"Shmuel (Seymour J.)Metz" wrote in message news:firstname.lastname@example.org...
In <JLidnXKtPoy3A6LMnZ2dnUVZ5h-dnZ2d@giganews.com>, on 03/12/2013 at 02:28 PM, "K_h" <KHolmes@SX729.com> said:
> >This is not a correct characterization of set theory. In the > >generally accepted approach, not everything is a set and no > >collection can be a member of itself. Collections are bifurcated > >into two types and they are sets and proper classes. So > >"Everything is a set" just isn't part of modern theory. > > There is no "everything" in modern set theory. What you have described > applies to GBN but not to ZFC, where the universe of discourse > includes only sets.
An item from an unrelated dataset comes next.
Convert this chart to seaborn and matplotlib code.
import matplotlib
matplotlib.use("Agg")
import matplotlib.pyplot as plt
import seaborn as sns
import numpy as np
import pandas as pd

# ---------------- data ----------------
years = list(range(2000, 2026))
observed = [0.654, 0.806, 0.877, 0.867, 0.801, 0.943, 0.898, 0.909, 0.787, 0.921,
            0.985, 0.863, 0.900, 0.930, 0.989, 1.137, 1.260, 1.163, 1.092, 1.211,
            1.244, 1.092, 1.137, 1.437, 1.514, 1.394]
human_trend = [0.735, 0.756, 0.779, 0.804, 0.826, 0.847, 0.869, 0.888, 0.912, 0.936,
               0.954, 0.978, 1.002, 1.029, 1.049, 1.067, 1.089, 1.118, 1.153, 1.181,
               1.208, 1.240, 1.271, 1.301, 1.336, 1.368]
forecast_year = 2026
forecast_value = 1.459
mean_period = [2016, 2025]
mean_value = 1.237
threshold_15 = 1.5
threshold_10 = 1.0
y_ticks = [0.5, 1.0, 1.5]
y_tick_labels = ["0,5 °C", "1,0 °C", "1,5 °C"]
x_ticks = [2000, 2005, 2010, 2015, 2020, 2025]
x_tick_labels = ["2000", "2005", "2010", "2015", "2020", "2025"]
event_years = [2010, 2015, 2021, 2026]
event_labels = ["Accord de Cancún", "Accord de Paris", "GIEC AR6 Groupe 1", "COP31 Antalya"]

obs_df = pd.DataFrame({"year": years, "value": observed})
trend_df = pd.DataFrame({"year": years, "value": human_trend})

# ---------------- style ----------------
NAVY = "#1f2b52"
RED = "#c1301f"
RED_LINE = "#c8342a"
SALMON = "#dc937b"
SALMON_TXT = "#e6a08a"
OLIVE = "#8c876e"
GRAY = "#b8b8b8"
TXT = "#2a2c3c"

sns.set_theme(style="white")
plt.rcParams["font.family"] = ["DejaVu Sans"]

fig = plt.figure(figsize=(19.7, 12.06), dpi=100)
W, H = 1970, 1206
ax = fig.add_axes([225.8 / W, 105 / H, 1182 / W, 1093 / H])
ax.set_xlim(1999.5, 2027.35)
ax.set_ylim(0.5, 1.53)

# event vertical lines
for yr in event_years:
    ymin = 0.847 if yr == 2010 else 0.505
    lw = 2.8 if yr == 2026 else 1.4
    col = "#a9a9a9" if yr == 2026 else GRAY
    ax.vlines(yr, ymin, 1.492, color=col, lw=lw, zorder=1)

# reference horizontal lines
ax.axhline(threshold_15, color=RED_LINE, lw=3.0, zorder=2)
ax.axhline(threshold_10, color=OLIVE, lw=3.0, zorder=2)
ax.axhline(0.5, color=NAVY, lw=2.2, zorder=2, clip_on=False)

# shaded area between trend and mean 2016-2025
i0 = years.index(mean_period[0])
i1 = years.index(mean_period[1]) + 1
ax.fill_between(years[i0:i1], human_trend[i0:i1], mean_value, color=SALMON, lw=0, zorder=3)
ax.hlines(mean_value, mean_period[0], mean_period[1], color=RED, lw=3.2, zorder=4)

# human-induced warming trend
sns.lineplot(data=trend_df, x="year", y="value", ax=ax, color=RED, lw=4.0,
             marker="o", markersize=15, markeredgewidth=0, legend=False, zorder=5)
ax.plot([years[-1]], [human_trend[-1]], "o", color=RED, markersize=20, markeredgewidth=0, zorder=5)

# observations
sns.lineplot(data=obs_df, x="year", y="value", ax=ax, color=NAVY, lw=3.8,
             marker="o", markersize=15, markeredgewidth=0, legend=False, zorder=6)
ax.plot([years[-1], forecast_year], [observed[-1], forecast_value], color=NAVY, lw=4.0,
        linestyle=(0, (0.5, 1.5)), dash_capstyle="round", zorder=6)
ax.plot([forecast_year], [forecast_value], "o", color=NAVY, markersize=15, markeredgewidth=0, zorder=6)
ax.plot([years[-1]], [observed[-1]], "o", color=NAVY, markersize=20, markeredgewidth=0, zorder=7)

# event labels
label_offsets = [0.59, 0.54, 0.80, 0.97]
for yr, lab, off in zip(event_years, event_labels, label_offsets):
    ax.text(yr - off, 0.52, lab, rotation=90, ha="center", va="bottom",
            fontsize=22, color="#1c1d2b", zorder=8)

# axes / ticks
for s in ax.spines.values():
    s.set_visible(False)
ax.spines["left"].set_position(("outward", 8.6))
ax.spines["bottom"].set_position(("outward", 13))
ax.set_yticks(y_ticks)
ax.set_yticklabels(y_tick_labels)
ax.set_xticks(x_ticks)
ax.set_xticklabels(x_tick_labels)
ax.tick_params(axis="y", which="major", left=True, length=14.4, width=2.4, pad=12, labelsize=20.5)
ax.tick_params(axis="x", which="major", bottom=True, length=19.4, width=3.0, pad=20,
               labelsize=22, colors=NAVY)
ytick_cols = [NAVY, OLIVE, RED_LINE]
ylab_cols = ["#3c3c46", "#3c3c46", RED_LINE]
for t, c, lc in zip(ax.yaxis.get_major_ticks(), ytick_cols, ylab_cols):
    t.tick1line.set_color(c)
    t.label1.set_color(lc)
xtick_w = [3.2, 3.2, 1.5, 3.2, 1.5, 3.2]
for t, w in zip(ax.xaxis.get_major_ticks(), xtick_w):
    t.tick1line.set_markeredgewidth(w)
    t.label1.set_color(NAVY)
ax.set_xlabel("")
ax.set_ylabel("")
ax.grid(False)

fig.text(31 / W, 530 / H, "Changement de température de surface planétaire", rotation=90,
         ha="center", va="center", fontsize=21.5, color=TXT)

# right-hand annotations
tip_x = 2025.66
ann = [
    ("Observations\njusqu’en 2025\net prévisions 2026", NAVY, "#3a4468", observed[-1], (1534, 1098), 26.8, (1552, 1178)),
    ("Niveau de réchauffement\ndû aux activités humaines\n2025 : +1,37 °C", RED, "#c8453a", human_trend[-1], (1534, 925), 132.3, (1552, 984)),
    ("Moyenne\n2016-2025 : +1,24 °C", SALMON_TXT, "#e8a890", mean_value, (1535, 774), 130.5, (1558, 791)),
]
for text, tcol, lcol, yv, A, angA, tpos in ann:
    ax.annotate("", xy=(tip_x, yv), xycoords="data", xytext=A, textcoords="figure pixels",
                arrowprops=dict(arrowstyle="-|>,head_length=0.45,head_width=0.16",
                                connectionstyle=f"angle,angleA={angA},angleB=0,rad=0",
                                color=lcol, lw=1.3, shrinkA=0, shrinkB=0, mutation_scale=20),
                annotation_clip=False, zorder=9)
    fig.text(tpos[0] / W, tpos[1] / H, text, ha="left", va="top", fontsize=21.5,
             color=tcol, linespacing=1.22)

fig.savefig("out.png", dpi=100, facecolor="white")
Contrary to what you are assuming, my remarks were not limited to ZFC. My remarks were about mathematics generally. In the generally accepted approach, the class of ordinals is a proper class (not a set). All of the ordinals exist in the cumulative hierarchy, just like all sets exist in the CH, and the cumulative hierarchy is itself a proper class. You are correct that the discourse of ZFC does not include proper classes.
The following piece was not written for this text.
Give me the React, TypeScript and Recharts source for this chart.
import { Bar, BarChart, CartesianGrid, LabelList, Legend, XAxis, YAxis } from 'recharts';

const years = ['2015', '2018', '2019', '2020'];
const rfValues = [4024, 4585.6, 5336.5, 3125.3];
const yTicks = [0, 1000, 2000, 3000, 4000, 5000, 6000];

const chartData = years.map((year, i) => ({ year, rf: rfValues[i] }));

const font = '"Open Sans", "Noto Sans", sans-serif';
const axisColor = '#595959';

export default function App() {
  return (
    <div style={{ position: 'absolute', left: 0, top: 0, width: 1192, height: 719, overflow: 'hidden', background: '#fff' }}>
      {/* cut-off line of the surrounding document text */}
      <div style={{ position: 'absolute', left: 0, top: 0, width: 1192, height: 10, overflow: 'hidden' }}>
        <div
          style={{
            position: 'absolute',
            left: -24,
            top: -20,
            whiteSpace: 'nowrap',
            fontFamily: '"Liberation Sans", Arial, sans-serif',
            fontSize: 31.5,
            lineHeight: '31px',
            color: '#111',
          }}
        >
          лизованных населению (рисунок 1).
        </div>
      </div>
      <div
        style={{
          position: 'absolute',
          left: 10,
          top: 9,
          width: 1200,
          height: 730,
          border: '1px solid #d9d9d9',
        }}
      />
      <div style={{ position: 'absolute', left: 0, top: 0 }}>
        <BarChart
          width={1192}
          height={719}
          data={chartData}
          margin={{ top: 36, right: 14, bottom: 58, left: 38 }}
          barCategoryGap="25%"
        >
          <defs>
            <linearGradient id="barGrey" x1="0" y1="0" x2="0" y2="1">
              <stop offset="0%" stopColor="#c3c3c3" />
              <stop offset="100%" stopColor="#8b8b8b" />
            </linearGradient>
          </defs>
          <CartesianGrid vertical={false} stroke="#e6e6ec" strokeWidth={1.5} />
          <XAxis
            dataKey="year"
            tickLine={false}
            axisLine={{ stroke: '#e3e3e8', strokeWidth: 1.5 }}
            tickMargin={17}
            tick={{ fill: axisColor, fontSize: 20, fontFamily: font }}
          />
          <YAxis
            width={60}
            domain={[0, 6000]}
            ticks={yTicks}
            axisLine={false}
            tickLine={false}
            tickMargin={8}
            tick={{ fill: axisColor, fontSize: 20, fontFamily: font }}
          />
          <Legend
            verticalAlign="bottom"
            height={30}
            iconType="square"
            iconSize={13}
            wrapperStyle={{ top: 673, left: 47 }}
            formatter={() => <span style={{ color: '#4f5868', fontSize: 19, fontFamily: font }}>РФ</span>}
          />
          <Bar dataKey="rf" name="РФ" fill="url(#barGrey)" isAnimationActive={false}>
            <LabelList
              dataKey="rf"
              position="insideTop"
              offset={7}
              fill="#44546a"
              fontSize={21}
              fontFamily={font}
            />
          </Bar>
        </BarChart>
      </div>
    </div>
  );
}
> >Controversy exists over whether or not there exists > >non-constructible sets, > > Controversy exists over whether to allow axiom systems that permit > non-constructible sets, but there is no controversy over whether there > are non-constructible sets in, e.g., ZFC.
ZFC is agnostic on the issue of the existence of non-constructible sets. In a theory like ZFC+(V=L), the theory says that only constructible sets exist. ZFC+(V=/=L) says non-constructible sets exist. For mathematical Platonists, there is disagreement over whether or not (V=L) is true. It is not the case that ZFC-->(V=/=L).